■ **What the task requires**: Every line of the material is to be repeated exactly as it stands.

──────── Data shown ────────

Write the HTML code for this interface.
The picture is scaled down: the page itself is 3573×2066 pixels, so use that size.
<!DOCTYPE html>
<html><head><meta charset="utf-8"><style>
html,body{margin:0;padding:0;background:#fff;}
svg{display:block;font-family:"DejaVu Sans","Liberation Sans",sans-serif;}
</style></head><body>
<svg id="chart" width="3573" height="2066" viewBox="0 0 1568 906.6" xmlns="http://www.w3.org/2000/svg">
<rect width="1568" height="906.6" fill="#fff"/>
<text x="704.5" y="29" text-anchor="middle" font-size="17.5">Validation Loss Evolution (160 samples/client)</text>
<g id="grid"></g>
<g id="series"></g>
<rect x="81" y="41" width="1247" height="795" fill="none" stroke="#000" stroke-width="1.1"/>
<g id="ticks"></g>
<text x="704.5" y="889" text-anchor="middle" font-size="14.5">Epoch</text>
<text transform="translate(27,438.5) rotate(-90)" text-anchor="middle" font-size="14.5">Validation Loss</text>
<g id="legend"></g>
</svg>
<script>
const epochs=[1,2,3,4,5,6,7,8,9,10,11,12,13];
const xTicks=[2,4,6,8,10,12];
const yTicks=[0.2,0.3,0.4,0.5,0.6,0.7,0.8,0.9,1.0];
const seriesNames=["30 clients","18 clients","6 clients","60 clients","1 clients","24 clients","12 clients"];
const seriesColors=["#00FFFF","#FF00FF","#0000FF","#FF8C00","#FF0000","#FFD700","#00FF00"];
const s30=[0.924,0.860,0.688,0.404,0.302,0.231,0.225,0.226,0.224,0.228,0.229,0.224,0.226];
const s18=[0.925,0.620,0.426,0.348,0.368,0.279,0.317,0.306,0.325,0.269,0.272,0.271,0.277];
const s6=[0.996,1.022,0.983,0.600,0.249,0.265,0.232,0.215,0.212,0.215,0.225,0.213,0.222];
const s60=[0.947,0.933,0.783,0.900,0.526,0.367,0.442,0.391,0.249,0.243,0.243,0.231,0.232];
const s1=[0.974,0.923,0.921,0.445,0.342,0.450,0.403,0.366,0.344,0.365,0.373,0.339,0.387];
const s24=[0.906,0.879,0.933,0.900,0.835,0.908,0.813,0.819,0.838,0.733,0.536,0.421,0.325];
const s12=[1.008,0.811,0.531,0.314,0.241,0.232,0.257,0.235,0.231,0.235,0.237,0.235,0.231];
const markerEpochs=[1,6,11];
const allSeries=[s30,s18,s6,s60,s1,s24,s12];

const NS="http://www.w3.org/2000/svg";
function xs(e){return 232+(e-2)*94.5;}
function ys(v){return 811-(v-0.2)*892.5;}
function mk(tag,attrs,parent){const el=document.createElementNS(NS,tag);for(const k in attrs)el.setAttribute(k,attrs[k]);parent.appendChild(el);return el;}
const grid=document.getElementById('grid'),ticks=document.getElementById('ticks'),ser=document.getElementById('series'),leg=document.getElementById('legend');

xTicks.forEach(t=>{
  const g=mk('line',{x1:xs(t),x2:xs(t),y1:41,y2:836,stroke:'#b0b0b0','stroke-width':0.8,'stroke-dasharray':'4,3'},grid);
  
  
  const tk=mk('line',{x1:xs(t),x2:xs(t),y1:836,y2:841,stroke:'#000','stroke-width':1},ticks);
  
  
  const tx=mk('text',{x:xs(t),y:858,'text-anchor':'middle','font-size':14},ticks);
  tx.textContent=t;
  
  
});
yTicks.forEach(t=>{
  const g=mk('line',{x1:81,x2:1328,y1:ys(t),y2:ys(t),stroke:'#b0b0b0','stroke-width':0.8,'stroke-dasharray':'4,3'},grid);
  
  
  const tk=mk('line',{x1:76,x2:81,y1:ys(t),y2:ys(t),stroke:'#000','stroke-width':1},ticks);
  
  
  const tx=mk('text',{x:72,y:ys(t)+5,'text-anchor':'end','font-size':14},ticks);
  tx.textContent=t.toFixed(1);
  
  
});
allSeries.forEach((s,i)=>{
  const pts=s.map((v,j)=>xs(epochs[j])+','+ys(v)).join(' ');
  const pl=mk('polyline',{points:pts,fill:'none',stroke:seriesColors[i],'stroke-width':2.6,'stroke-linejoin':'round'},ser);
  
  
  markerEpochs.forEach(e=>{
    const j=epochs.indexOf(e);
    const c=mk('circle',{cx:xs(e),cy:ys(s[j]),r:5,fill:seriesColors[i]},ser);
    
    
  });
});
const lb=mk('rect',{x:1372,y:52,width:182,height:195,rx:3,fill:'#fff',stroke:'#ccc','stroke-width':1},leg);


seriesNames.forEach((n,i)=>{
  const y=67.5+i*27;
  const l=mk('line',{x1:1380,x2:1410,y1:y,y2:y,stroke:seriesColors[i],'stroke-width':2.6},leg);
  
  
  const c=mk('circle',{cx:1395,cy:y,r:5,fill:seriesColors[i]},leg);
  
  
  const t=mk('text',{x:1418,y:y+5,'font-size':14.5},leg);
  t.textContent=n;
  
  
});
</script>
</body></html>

────────

■ **Correct response**:
Write the HTML code for this interface.
The picture is scaled down: the page itself is 3573×2066 pixels, so use that size.
<!DOCTYPE html>
<html><head><meta charset="utf-8"><style>
html,body{margin:0;padding:0;background:#fff;}
svg{display:block;font-family:"DejaVu Sans","Liberation Sans",sans-serif;}
</style></head><body>
<svg id="chart" width="3573" height="2066" viewBox="0 0 1568 906.6" xmlns="http://www.w3.org/2000/svg">
<rect width="1568" height="906.6" fill="#fff"/>
<text x="704.5" y="29" text-anchor="middle" font-size="17.5">Validation Loss Evolution (160 samples/client)</text>
<g id="grid"></g>
<g id="series"></g>
<rect x="81" y="41" width="1247" height="795" fill="none" stroke="#000" stroke-width="1.1"/>
<g id="ticks"></g>
<text x="704.5" y="889" text-anchor="middle" font-size="14.5">Epoch</text>
<text transform="translate(27,438.5) rotate(-90)" text-anchor="middle" font-size="14.5">Validation Loss</text>
<g id="legend"></g>
</svg>
<script>
const epochs=[1,2,3,4,5,6,7,8,9,10,11,12,13];
const xTicks=[2,4,6,8,10,12];
const yTicks=[0.2,0.3,0.4,0.5,0.6,0.7,0.8,0.9,1.0];
const seriesNames=["30 clients","18 clients","6 clients","60 clients","1 clients","24 clients","12 clients"];
const seriesColors=["#00FFFF","#FF00FF","#0000FF","#FF8C00","#FF0000","#FFD700","#00FF00"];
const s30=[0.924,0.860,0.688,0.404,0.302,0.231,0.225,0.226,0.224,0.228,0.229,0.224,0.226];
const s18=[0.925,0.620,0.426,0.348,0.368,0.279,0.317,0.306,0.325,0.269,0.272,0.271,0.277];
const s6=[0.996,1.022,0.983,0.600,0.249,0.265,0.232,0.215,0.212,0.215,0.225,0.213,0.222];
const s60=[0.947,0.933,0.783,0.900,0.526,0.367,0.442,0.391,0.249,0.243,0.243,0.231,0.232];
const s1=[0.974,0.923,0.921,0.445,0.342,0.450,0.403,0.366,0.344,0.365,0.373,0.339,0.387];
const s24=[0.906,0.879,0.933,0.900,0.835,0.908,0.813,0.819,0.838,0.733,0.536,0.421,0.325];
const s12=[1.008,0.811,0.531,0.314,0.241,0.232,0.257,0.235,0.231,0.235,0.237,0.235,0.231];
const markerEpochs=[1,6,11];
const allSeries=[s30,s18,s6,s60,s1,s24,s12];

const NS="http://www.w3.org/2000/svg";
function xs(e){return 232+(e-2)*94.5;}
function ys(v){return 811-(v-0.2)*892.5;}
function mk(tag,attrs,parent){const el=document.createElementNS(NS,tag);for(const k in attrs)el.setAttribute(k,attrs[k]);parent.appendChild(el);return el;}
const grid=document.getElementById('grid'),ticks=document.getElementById('ticks'),ser=document.getElementById('series'),leg=document.getElementById('legend');

xTicks.forEach(t=>{
  const g=mk('line',{x1:xs(t),x2:xs(t),y1:41,y2:836,stroke:'#b0b0b0','stroke-width':0.8,'stroke-dasharray':'4,3'},grid);
  
  
  const tk=mk('line',{x1:xs(t),x2:xs(t),y1:836,y2:841,stroke:'#000','stroke-width':1},ticks);
  
  
  const tx=mk('text',{x:xs(t),y:858,'text-anchor':'middle','font-size':14},ticks);
  tx.textContent=t;
  
  
});
yTicks.forEach(t=>{
  const g=mk('line',{x1:81,x2:1328,y1:ys(t),y2:ys(t),stroke:'#b0b0b0','stroke-width':0.8,'stroke-dasharray':'4,3'},grid);
  
  
  const tk=mk('line',{x1:76,x2:81,y1:ys(t),y2:ys(t),stroke:'#000','stroke-width':1},ticks);
  
  
  const tx=mk('text',{x:72,y:ys(t)+5,'text-anchor':'end','font-size':14},ticks);
  tx.textContent=t.toFixed(1);
  
  
});
allSeries.forEach((s,i)=>{
  const pts=s.map((v,j)=>xs(epochs[j])+','+ys(v)).join(' ');
  const pl=mk('polyline',{points:pts,fill:'none',stroke:seriesColors[i],'stroke-width':2.6,'stroke-linejoin':'round'},ser);
  
  
  markerEpochs.forEach(e=>{
    const j=epochs.indexOf(e);
    const c=mk('circle',{cx:xs(e),cy:ys(s[j]),r:5,fill:seriesColors[i]},ser);
    
    
  });
});
const lb=mk('rect',{x:1372,y:52,width:182,height:195,rx:3,fill:'#fff',stroke:'#ccc','stroke-width':1},leg);


seriesNames.forEach((n,i)=>{
  const y=67.5+i*27;
  const l=mk('line',{x1:1380,x2:1410,y1:y,y2:y,stroke:seriesColors[i],'stroke-width':2.6},leg);
  
  
  const c=mk('circle',{cx:1395,cy:y,r:5,fill:seriesColors[i]},leg);
  
  
  const t=mk('text',{x:1418,y:y+5,'font-size':14.5},leg);
  t.textContent=n;
  
  
});
</script>
</body></html>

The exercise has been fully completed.